Due to this liberalization plan, India became market-based system. In the
liberalization plan, foreign direct investments were formed, public monopolies
were abolished and service sectors were developed. In this reforming phase of
India, the economy faced tremendous growth and became the second fastest
growing economy in the world. It also increased the GDP growth rate, per-capita
income, standard of living and industrial development. These reforms helped the
Indian economy in purchasing power and exchanging rates.

Pre
1990s:

The
Banking systems and stock markets helped in reducing the poverty and level and
increased the economic growth. The government employed a credit rationing
policy favoring certain priority sectors with loans at subsidized interest
rates. The MRTP Act (Monopolies and Restricted Trade Practices Act) managed in
controlling the private investments and its scale of operation.
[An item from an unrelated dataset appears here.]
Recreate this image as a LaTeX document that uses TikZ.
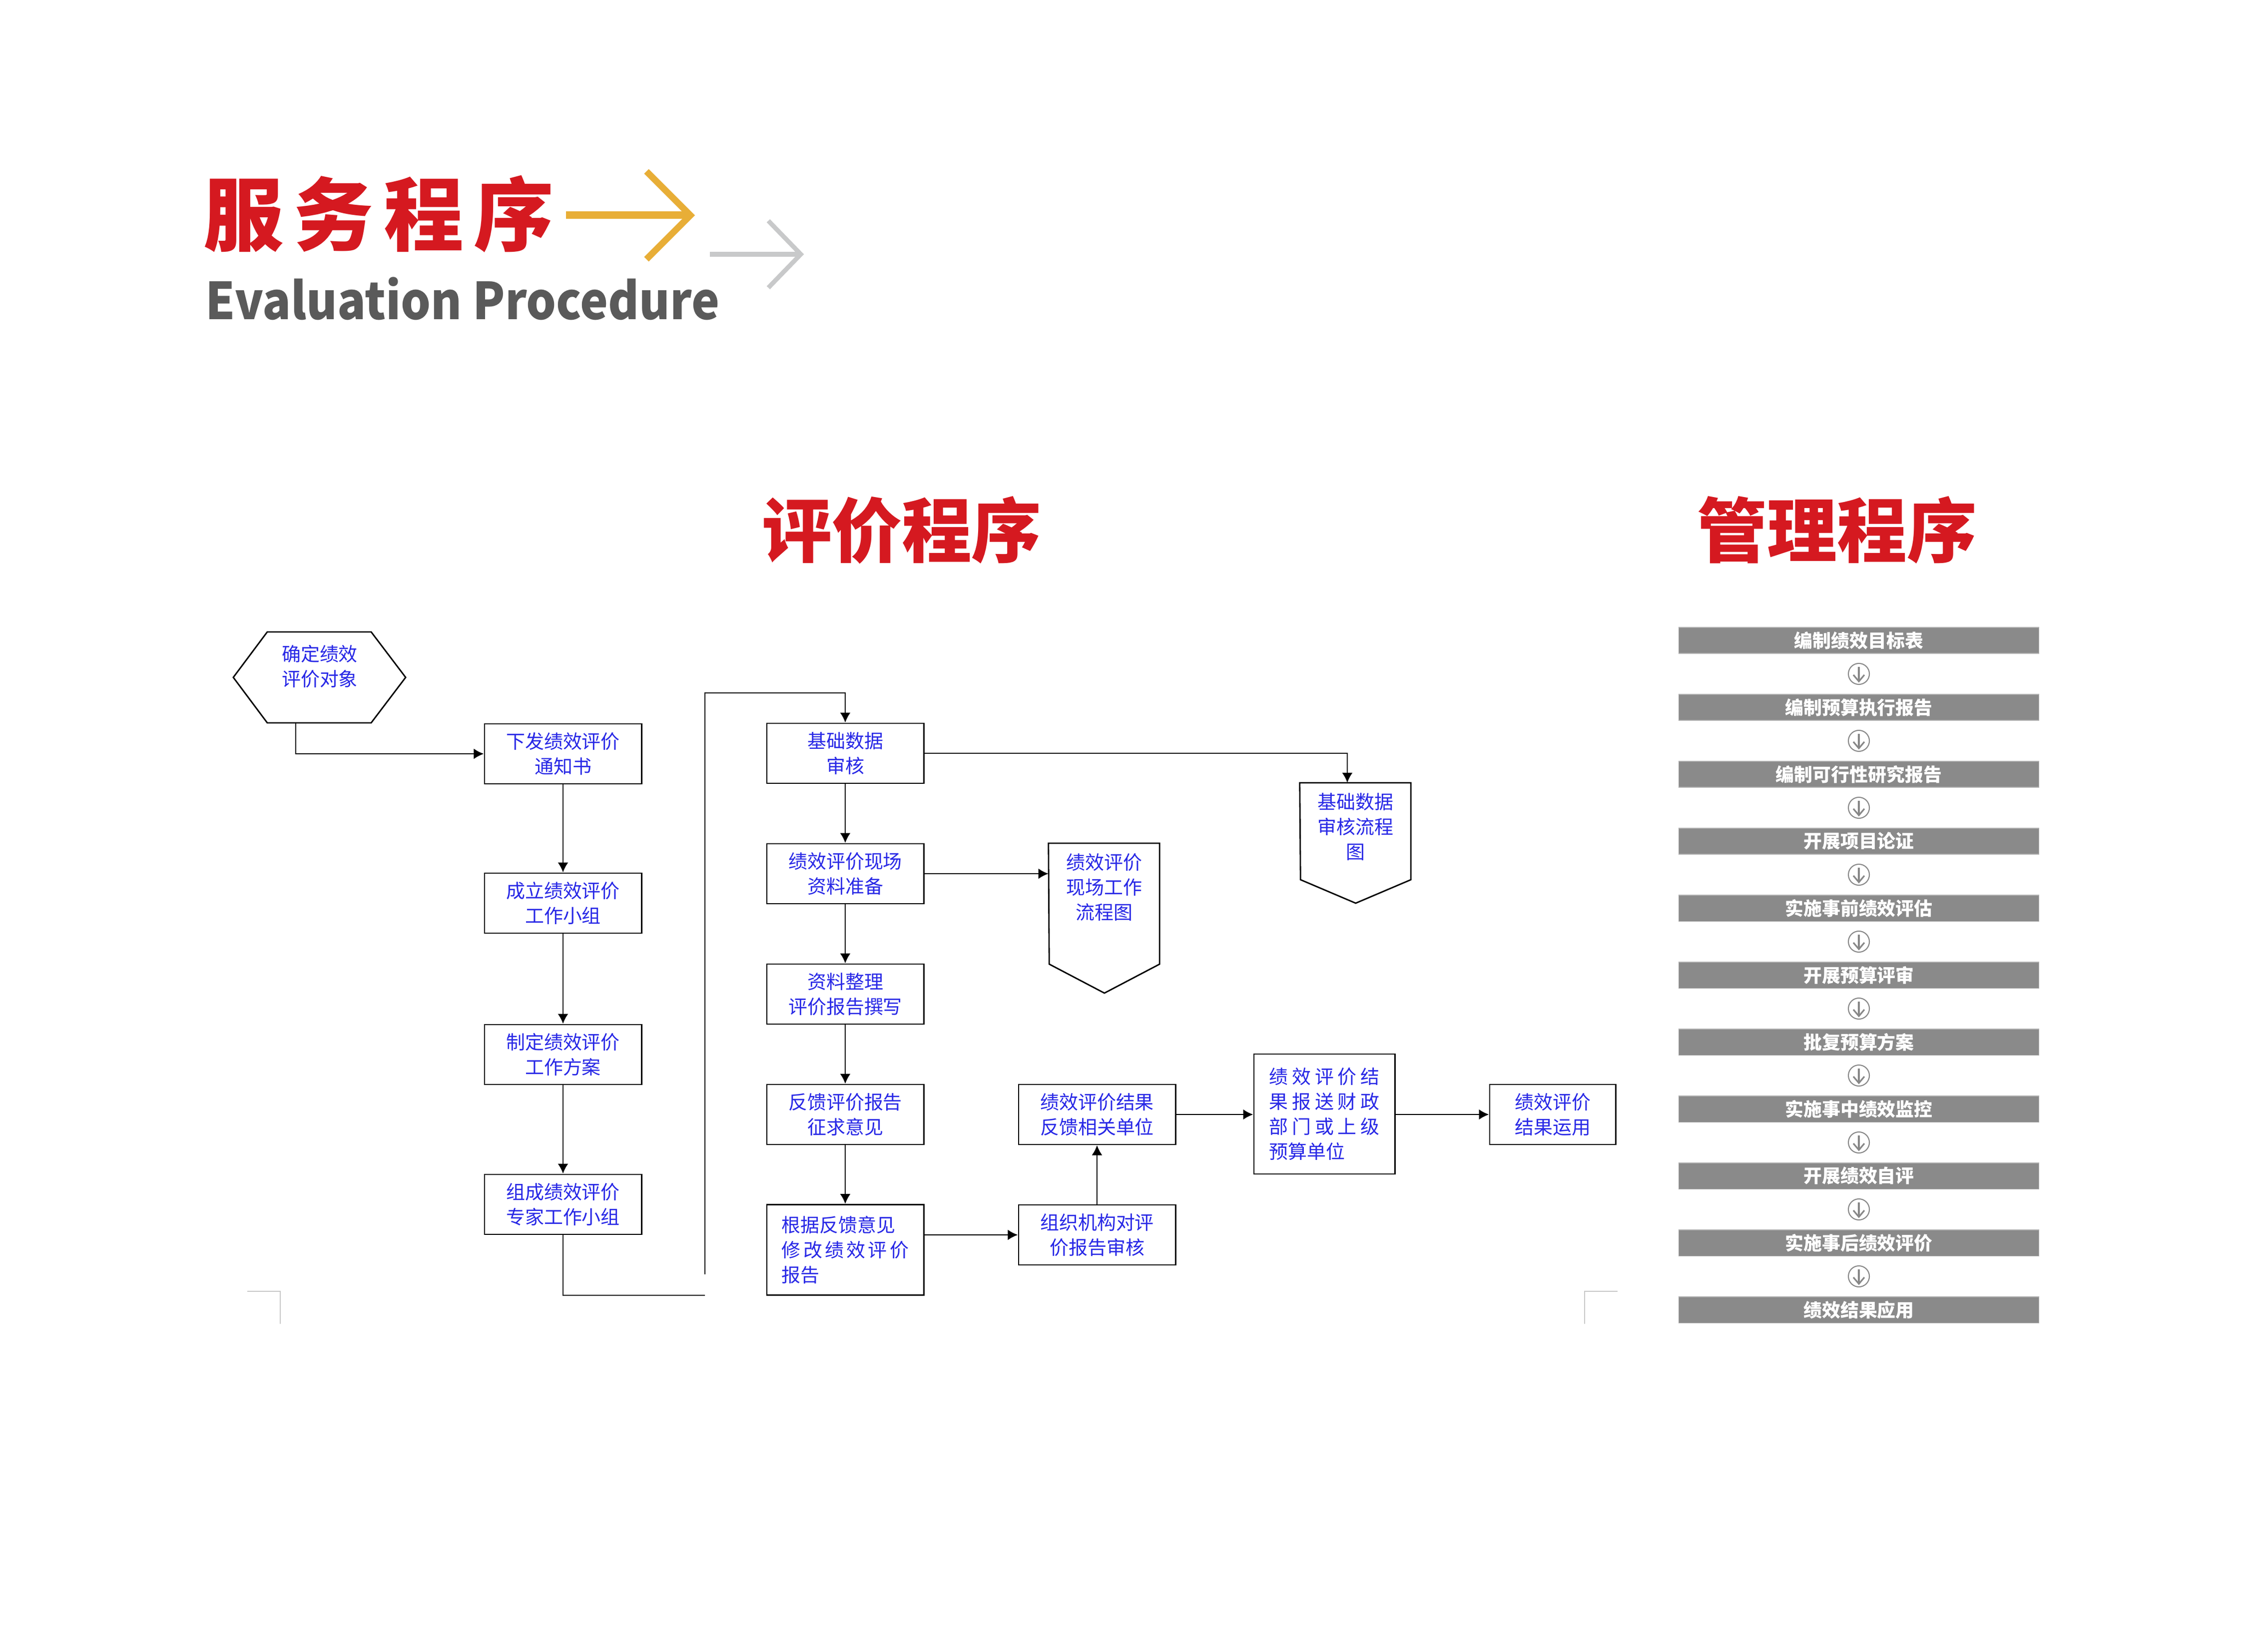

The Capital
Control Act regulated securities market to determine the procedure of raising
money according to instruments. In Pre 1990s, The RBI conducted foreign
exchange transactions with no other intermediaries in the foreign market. The
reforms ensured the growth of the Indian financial sector that will culminate
in a strong and transparent system.

After
1990s:

Before 1992, the
government had the direct control over the capital markets, after that period,
SEBI (Securities Exchange Board of India) took over the control of capital
markets in India. The Securities Exchange Board of India enhanced new
regulatory frameworks to strengthen the protection of investors. In 1993, India
began to use Global Depository Receipts (GDRs). This opened the capital market
to Foreign Institutional Investors (FIIs) and Indian companies to raise capital abroad by issue of equity.